Matsuhisa Limassol is one of the most beautiful restaurants in Cyprus, but it is not one of the best dining experiences in Cyprus yet.
The atmosphere is excellent. The setting inside the AMARA Hotel is exceptional. The music, lighting and overall feel of the restaurant are exactly what you want from a luxury Japanese restaurant in Limassol. Some dishes are genuinely very good, and the best moments of the meal show how strong Matsuhisa could be.

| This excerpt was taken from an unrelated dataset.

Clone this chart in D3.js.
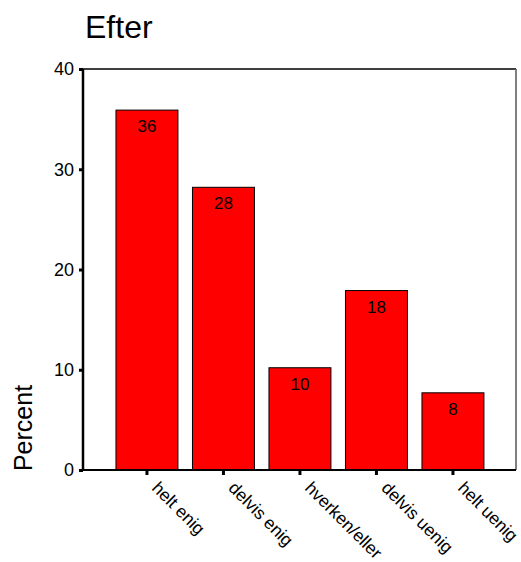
<!DOCTYPE html>
<html><head><meta charset="utf-8">
<script src="https://cdn.jsdelivr.net/npm/d3@7"></script>
<style>body{margin:0;background:#fff;} svg{display:block;font-family:Arial,"Liberation Sans",sans-serif;}</style>
</head><body>
<svg id="c" width="521" height="562"></svg>
<script>
const categories = ["helt enig","delvis enig","hverken/eller","delvis uenig","helt uenig"];
const values = [35.9, 28.2, 10.2, 17.9, 7.7];
const labels = ["36","28","10","18","8"];
const yTicks = [0,10,20,30,40];
const title = "Efter";
const yTitle = "Percent";

(function(){
const svg = d3.select("#c");
const pL = 83, pR = 516, pT = 69, pB = 470;
const x = d3.scaleBand().domain(categories).range([108.7, 491.2]).paddingInner(0.19).paddingOuter(0.095);
const y = d3.scaleLinear().domain([0,40]).range([pB, pT]);

svg.append("text").attr("x",85).attr("y",38).attr("font-size",32).attr("fill","#000").text(title);

svg.append("line").attr("x1",pL).attr("x2",pR).attr("y1",pT).attr("y2",pT).attr("stroke","#000").attr("stroke-width",1.5);
svg.append("line").attr("x1",pR).attr("x2",pR).attr("y1",pT).attr("y2",pB).attr("stroke","#555").attr("stroke-width",1.5);

svg.selectAll("rect.bar").data(values).enter().append("rect")
  .attr("x",(d,i)=>x(categories[i])).attr("width",x.bandwidth())
  .attr("y",d=>y(d)).attr("height",d=>pB-y(d))
  .attr("fill","#ff0000").attr("stroke","#000").attr("stroke-width",1);

svg.selectAll("text.val").data(values).enter().append("text")
  .attr("x",(d,i)=>x(categories[i])+x.bandwidth()/2).attr("y",d=>y(d)+22)
  .attr("text-anchor","middle").attr("font-size",17).attr("fill","#000")
  .text((d,i)=>labels[i]);

const ya = svg.append("g").attr("transform",`translate(${pL},0)`)
  .call(d3.axisLeft(y).tickValues(yTicks).tickSize(4).tickPadding(5).tickFormat(d3.format("d")));
ya.select(".domain").attr("stroke","#000").attr("stroke-width",2.5).attr("d",`M0,${pT}V${pB}`);
ya.selectAll(".tick line").attr("stroke","#000").attr("stroke-width",3);
ya.selectAll(".tick text").attr("font-size",18).attr("fill","#000").attr("font-family","Arial,'Liberation Sans',sans-serif");

const xa = svg.append("g").attr("transform",`translate(0,${pB})`)
  .call(d3.axisBottom(x).tickSize(5).tickFormat(""));
xa.select(".domain").attr("stroke","#000").attr("stroke-width",2).attr("d",`M${pL},0H${pR}`);
xa.selectAll(".tick line").attr("stroke","#000").attr("stroke-width",3);
xa.selectAll(".tick").append("text")
  .attr("transform","translate(4,19) rotate(45)")
  .attr("text-anchor","start").attr("font-size",17.5).attr("fill","#000")
  .attr("font-family","Arial,'Liberation Sans',sans-serif")
  .text(d=>d);

svg.append("text").attr("transform","translate(32,428) rotate(-90)")
  .attr("text-anchor","middle").attr("font-size",25).attr("fill","#000").text(yTitle);
})();
</script>
</body></html>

There is no doubt that Matsuhisa deserves its place among the most recognisable names associated with fine dining in Cyprus. The restaurant attracts visitors from across the island and regularly appears in conversations about where to eat in Cyprus, luxury restaurants in Limassol and premium dining experiences. The frustrating reality is that its reputation is built largely on potential rather than consistent execution.

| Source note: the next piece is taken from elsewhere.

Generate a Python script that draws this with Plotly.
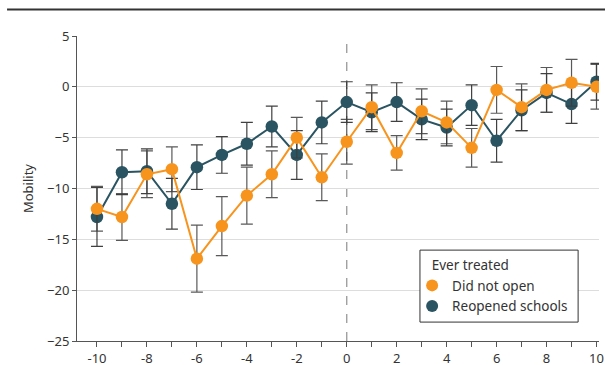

The service is too inconsistent. The sushi is too underwhelming. The freshness perception is a concern. The pricing is difficult to justify when the overall experience does not feel polished. And compared with Beefbar, Locatelli and Amber Dragon, Matsuhisa does not currently rank where it should.
Would I go again?
Yes.
Would I recommend it for atmosphere?
Absolutely.
Would I call it the best sushi in Limassol or the best Japanese restaurant in Cyprus?
No.
And that is the sad part.
Matsuhisa has everything it needs to be exceptional. It just needs better control, better consistency and a serious management overhaul. With those changes, it could easily become one of the best restaurants in Cyprus.
Right now, it remains a stunning restaurant that should be so much better than it is.